Permasalahannya adalah bagaimana membangun minat generasi muda sebagai pemilih pemula untuk mau berpartisipasi dalam Pemilu? Karena menurut survei Lembaga Peduli Remaja (LPR) Kriya Mandiri Solo di kota Solo pada tanggal 19 Februari 2009, potensi golput pemilih pemula di Solo cukup tinggi. Dari 340 responden yang dipilih secara acak dari sepuluh SMA dan SMK di Solo, hanya 21,49% saja yang menyatakan siap memberikan suara. Sisanya 60,51% menyatakan belum yakin apakah akan memilih atau tidak, artinya berpotensi golput, dan 18% dengan tegas menyatakan tidak memilih. Ini disebabkan oleh sikap tidak peduli dan sinisme kaum muda yang menurut mereka, tidak mendapatkan manfaat pemilu yang dirasakan secara langsung oleh mereka. Hal ini kemudian menyebabkan mereka memilih untuk tidak mengikuti Pemilu. Apa kemudian yang bisa kita lakukan untuk menarik minat pemilih pemula mengikuti Pemilu? Banyak cara yang bisa dilakukan, baik oleh penyelenggara pemilu maupun partai politik.
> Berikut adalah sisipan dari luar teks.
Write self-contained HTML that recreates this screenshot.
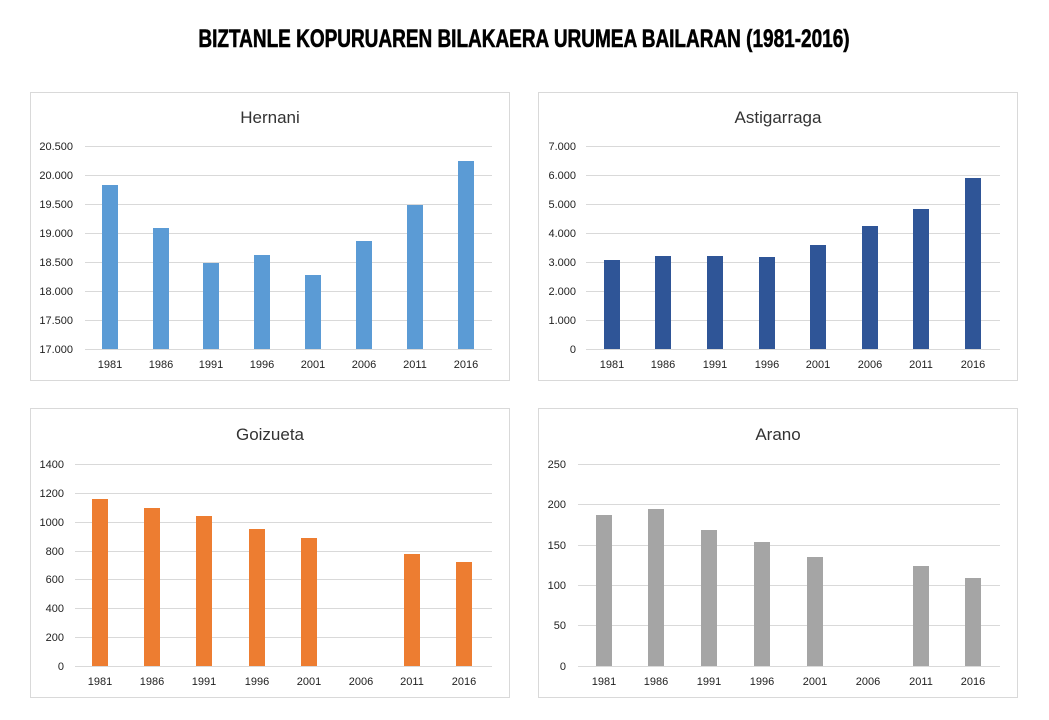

Sosialisasi politik yang menyenangkan dan tidak melulu dengan cara formal dapat menambah minat pemilih pemula untuk mengikuti kegiatan Pemilu. Lewat sosialisasi politik yang informal dan mengikuti perkembangan jaman, pemilih pemula akan lebih tertarik untuk tahu tentang kewajiban-kewajiban dan hak-hak mereka sebagai warga negara. Sosialisasi politik tersebut bisa melalui obrolan ringan mengenai politik dengan keluarga ataupun membuat majalah dinding sekolah bertemakan pendidikan politik yang secara tidak langsung akan membuat pelajar-pelajar muda yang merupakan pemilih pemula belajar dan tertarik dengan dunia politik. Lomba cerdas cermat yang diadakan oleh KPU mengenai Pemilukada juga akan menambah partisipasi anak muda dalam bidang-bidang politik sehingga mereka bukan hanya berlomba untuk mendapatkan hadiah, tetapi juga belajar sedikit demi sedikit mengenai pendidikan politik.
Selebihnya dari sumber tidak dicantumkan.